### TASK GOAL
From the first line of the data below through the line holding "const U_WARP=-0.012;", output each line exactly and leave the pictures out.

### SOURCE DATA
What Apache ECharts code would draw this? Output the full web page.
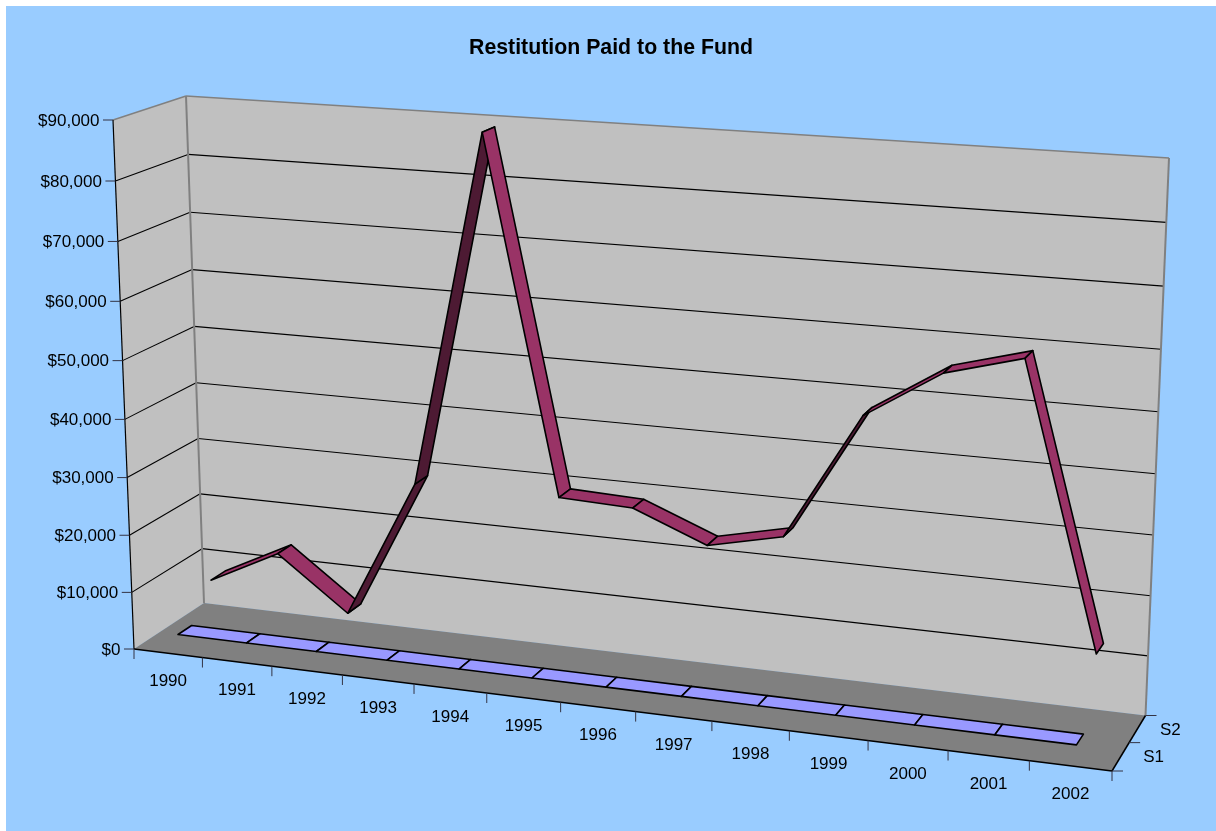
<!DOCTYPE html>
<html><head><meta charset="utf-8">
<style>html,body{margin:0;padding:0;background:#fff}#c{width:1216px;height:831px}</style>
<script src="https://cdn.jsdelivr.net/npm/echarts@6/dist/echarts.min.js"></script>
</head><body><div id="c"></div>
<script>
const chartTitle = 'Restitution Paid to the Fund';
const years = ['1990','1991','1992','1993','1994','1995','1996','1997','1998','1999','2000','2001','2002'];
const s2Values = [5800,12000,2700,27050,87800,27300,26800,21750,24600,46100,54200,57700,10700];
const s1Values = [0,0,0,0,0,0,0,0,0,0,0,0,0];
const valueTicks = [0,10000,20000,30000,40000,50000,60000,70000,80000,90000];
const valueLabels = ['$0','$10,000','$20,000','$30,000','$40,000','$50,000','$60,000','$70,000','$80,000','$90,000'];
const seriesNames = ['S1','S2'];

// --- 3D frame: screen position of the box corners (perspective camera)
const FBL=[134,649],FBR=[1112,771],BBL=[204,603],BBR=[1145.5,715.5],FTL=[113,120],BTL=[186,96],BTR=[1169,158];
const depthBand = {S1:[0.355,0.55], S2:[0.85,1.06]};
const FONT = '17px "Liberation Sans", Arial, sans-serif';
const xMin=-0.2723, xMax=12.578;
const U_WARP=-0.012;

const H=(function(){
  const [x0,y0]=FBL,[x1,y1]=FBR,[x2,y2]=BBR,[x3,y3]=BBL;
  const dx1=x1-x2,dx2=x3-x2,sx=x0-x1+x2-x3,dy1=y1-y2,dy2=y3-y2,sy=y0-y1+y2-y3;
  const den=dx1*dy2-dx2*dy1;
  const g=(sx*dy2-dx2*sy)/den,h=(dx1*sy-sx*dy1)/den;
  const a=x1-x0+g*x1,b=x3-x0+h*x3,c=x0,d=y1-y0+g*y1,e=y3-y0+h*y3,f=y0;
  const rows=[],rhs=[];
  [[0,0,FTL],[0,1,BTL],[1,1,BTR]].forEach(([u,w,P])=>{
    const den2=g*u+h*w+1;
    rows.push([1,0,-P[0]]);rhs.push(P[0]*den2-(a*u+b*w+c));
    rows.push([0,1,-P[1]]);rhs.push(P[1]*den2-(d*u+e*w+f));
  });
  const N=[[0,0,0,0],[0,0,0,0],[0,0,0,0]];
  rows.forEach((r,k)=>{for(let i=0;i<3;i++){for(let j=0;j<3;j++)N[i][j]+=r[i]*r[j];N[i][3]+=r[i]*rhs[k];}});
  for(let i=0;i<3;i++){
    let p=i;for(let k=i+1;k<3;k++)if(Math.abs(N[k][i])>Math.abs(N[p][i]))p=k;
    [N[i],N[p]]=[N[p],N[i]];
    for(let k=0;k<3;k++)if(k!==i){const m=N[k][i]/N[i][i];for(let j=i;j<4;j++)N[k][j]-=m*N[i][j];}
  }
  return {a,b,c,d,e,f,g,h,bx:N[0][3]/N[0][0],by:N[1][3]/N[1][1],q:N[2][3]/N[2][2]};
})();
function rawProj(u,v,w){
  const D=H.g*u+H.h*w+H.q*v+1;
  return [(H.a*u+H.b*w+H.bx*v+H.c)/D,(H.d*u+H.e*w+H.by*v+H.f)/D];
}
const sub=(A,B)=>[A[0]-B[0],A[1]-B[1]];
const eF=sub(FTL,rawProj(0,1,0)),eB=sub(BTL,rawProj(0,1,1)),eR=sub(BTR,rawProj(1,1,1));
function proj(u,v,w){
  const uu=u+U_WARP*u*(1-u);
  const p=rawProj(uu,v,w);
  return [0,1].map(i=>p[i]+v*(eF[i]+w*(eB[i]-eF[i])+uu*(eR[i]-eB[i])));
}
function boxer(api,params){
  const r=params.coordSys;
  return (x,val,w)=>{
    const p=api.coord([x,val]);
    return proj((p[0]-r.x)/r.width,(r.y+r.height-p[1])/r.height,w);
  };
}
const poly=(pts,fill,stroke,lw)=>({type:'polygon',shape:{points:pts},style:{fill:fill,stroke:stroke||null,lineWidth:lw||0,lineJoin:'round'}});
const line=(a,b,stroke,lw)=>({type:'line',shape:{x1:a[0],y1:a[1],x2:b[0],y2:b[1]},style:{stroke:stroke,lineWidth:lw||1}});
const text=(s,p,al)=>({type:'text',style:{text:s,x:p[0],y:p[1],font:FONT,fill:'#000',textAlign:al||'center',textVerticalAlign:'middle'}});

function renderFrame(params,api){
  const P=boxer(api,params);
  const ch=[];
  const xs=k=>xMin+k/years.length*(xMax-xMin);
  const top=valueTicks[valueTicks.length-1];
  const L=xs(0),R=xs(years.length);
  ch.push(poly([P(L,0,1),P(R,0,1),P(R,top,1),P(L,top,1)],'#C0C0C0'));
  ch.push(poly([P(L,0,0),P(L,0,1),P(L,top,1),P(L,top,0)],'#C0C0C0'));
  valueTicks.forEach((t,i)=>{
    if(i===0||i===valueTicks.length-1)return;
    ch.push(line(P(L,t,0),P(L,t,1),'#000',1.1));
    ch.push(line(P(L,t,1),P(R,t,1),'#000',1.1));
  });
  ch.push(line(P(L,top,0),P(L,top,1),'#808080',1.6));
  ch.push(line(P(L,top,1),P(R,top,1),'#808080',1.6));
  ch.push(line(P(L,0,1),P(L,top,1),'#808080',2));
  ch.push(line(P(R,0,1),P(R,top,1),'#808080',2));
  ch.push(poly([P(L,0,0),P(R,0,0),P(R,0,1),P(L,0,1)],'#808080'));
  ch.push(line(P(L,0,0),P(R,0,0),'#000',1.5));
  ch.push(line(P(R,0,0),P(R,0,1),'#000',1.5));
  ch.push(line(P(L,0,0),P(L,top,0),'#000',1.2));
  valueTicks.forEach((t,i)=>{
    const p=P(L,t,0);
    ch.push(line([p[0]-10,p[1]],p,'#334',1));
    ch.push(text(valueLabels[i],[p[0]-13.5,p[1]+1],'right'));
  });
  for(let k=0;k<=years.length;k++){
    const p=P(xs(k),0,0);
    ch.push(line(p,[p[0],p[1]+10],'#334',1));
  }
  years.forEach((y,k)=>{
    const p=P(xs(k+0.5),0,0);
    ch.push(text(y,[p[0],p[1]+28.5]));
  });
  [0,0.5,1].forEach(w=>{
    const p=P(R,0,w);
    ch.push(line(p,[p[0]+11,p[1]],'#334',1));
  });
  seriesNames.forEach((s,k)=>{
    const p=P(R,0,(k+0.5)/seriesNames.length);
    ch.push(text(s,[p[0]+33,p[1]+1]));
  });
  return {type:'group',children:ch};
}
function ribbon(band,fill,dark){
  return function(params,api){
    const P=boxer(api,params);
    const x0=api.value(0),v0=api.value(1),x1=api.value(2),v1=api.value(3);
    const a=P(x0,v0,band[0]),b=P(x1,v1,band[0]),c=P(x1,v1,band[1]),d=P(x0,v0,band[1]);
    const area=(b[0]-a[0])*(d[1]-a[1])-(b[1]-a[1])*(d[0]-a[0]);
    return poly([a,b,c,d],area<0?fill:dark,'#000',1.6);
  };
}
const segments=vals=>vals.slice(0,-1).map((v,i)=>[i,v,i+1,vals[i+1]]);

const chart=echarts.init(document.getElementById('c'),null,{renderer:'canvas',width:1216,height:831});
chart.setOption({
  animation:false,
  backgroundColor:'#fff',
  title:{text:chartTitle,left:606,top:33,textAlign:'center',
    textStyle:{fontFamily:'"Liberation Sans", Arial, sans-serif',fontWeight:'bold',fontSize:21.3,color:'#000'}},
  graphic:[{type:'rect',z:-10,silent:true,shape:{x:6,y:6,width:1210,height:825},style:{fill:'#99CCFF'}}],
  grid:{left:100,top:100,width:1000,height:600},
  xAxis:{type:'value',min:xMin,max:xMax,show:false},
  yAxis:{type:'value',min:0,max:90000,show:false},
  series:[
    {type:'custom',name:'frame',silent:true,clip:false,data:[[0,0]],renderItem:renderFrame,z:1},
    {type:'custom',name:seriesNames[0],silent:true,clip:false,encode:{x:[0,2],y:[1,3]},data:segments(s1Values),renderItem:ribbon(depthBand.S1,'#9999FF','#4D4D80'),z:2},
    {type:'custom',name:seriesNames[1],silent:true,clip:false,encode:{x:[0,2],y:[1,3]},data:segments(s2Values),renderItem:ribbon(depthBand.S2,'#993366','#4D1A33'),z:3}
  ]
});
</script></body></html>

### RESPONSE FOR THIS EXERCISE
What Apache ECharts code would draw this? Output the full web page.
<!DOCTYPE html>
<html><head><meta charset="utf-8">
<style>html,body{margin:0;padding:0;background:#fff}#c{width:1216px;height:831px}</style>
<script src="https://cdn.jsdelivr.net/npm/echarts@6/dist/echarts.min.js"></script>
</head><body><div id="c"></div>
<script>
const chartTitle = 'Restitution Paid to the Fund';
const years = ['1990','1991','1992','1993','1994','1995','1996','1997','1998','1999','2000','2001','2002'];
const s2Values = [5800,12000,2700,27050,87800,27300,26800,21750,24600,46100,54200,57700,10700];
const s1Values = [0,0,0,0,0,0,0,0,0,0,0,0,0];
const valueTicks = [0,10000,20000,30000,40000,50000,60000,70000,80000,90000];
const valueLabels = ['$0','$10,000','$20,000','$30,000','$40,000','$50,000','$60,000','$70,000','$80,000','$90,000'];
const seriesNames = ['S1','S2'];

// --- 3D frame: screen position of the box corners (perspective camera)
const FBL=[134,649],FBR=[1112,771],BBL=[204,603],BBR=[1145.5,715.5],FTL=[113,120],BTL=[186,96],BTR=[1169,158];
const depthBand = {S1:[0.355,0.55], S2:[0.85,1.06]};
const FONT = '17px "Liberation Sans", Arial, sans-serif';
const xMin=-0.2723, xMax=12.578;
const U_WARP=-0.012;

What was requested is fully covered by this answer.